You are viewing a plain text version of this content. The canonical link for it is here.

Posted to dev@flink.apache.org by Gyula Fóra <gy...@gmail.com> on 2016/06/01 11:42:35 UTC

HA Cluster restart behaviour

Hi,

I have noticed some strange behaviour on a streaming cluster running in HA
mode.

I have stopped a cluster with some deployed jobs (stop-cluster.sh without
cancelling the jobs) and when I bring the cluster back up the jobs that
were running before are restarted.

Is this the expected behaviour? It feels strange that jobs will be
automatically redeployed after specifically calling stop-cluster.

Regards,
Gyula

Re: HA Cluster restart behaviour

Posted by Maximilian Michels <mx...@apache.org>.

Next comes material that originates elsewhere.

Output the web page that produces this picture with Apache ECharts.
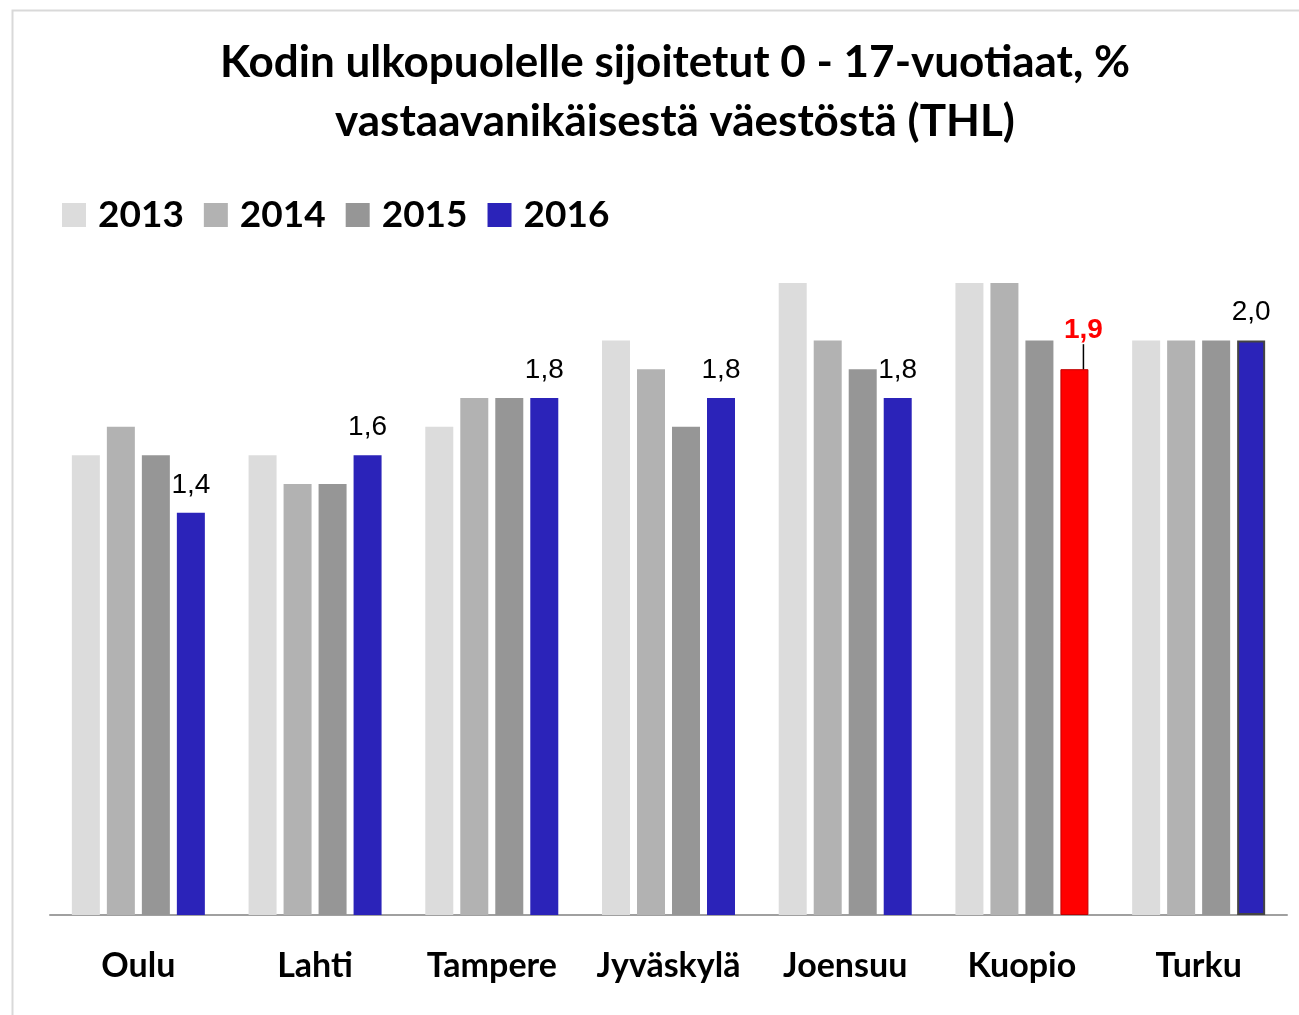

At the moment, the stop-cluster script simply sends a TERM signal to
all processes using "kill". Shutting down the cluster cleanly is a bit
more complicated and would block for a longer time. I think the
current approach is the safest for most users. I agree that it would
be nice to have an option to shutdown cleanly.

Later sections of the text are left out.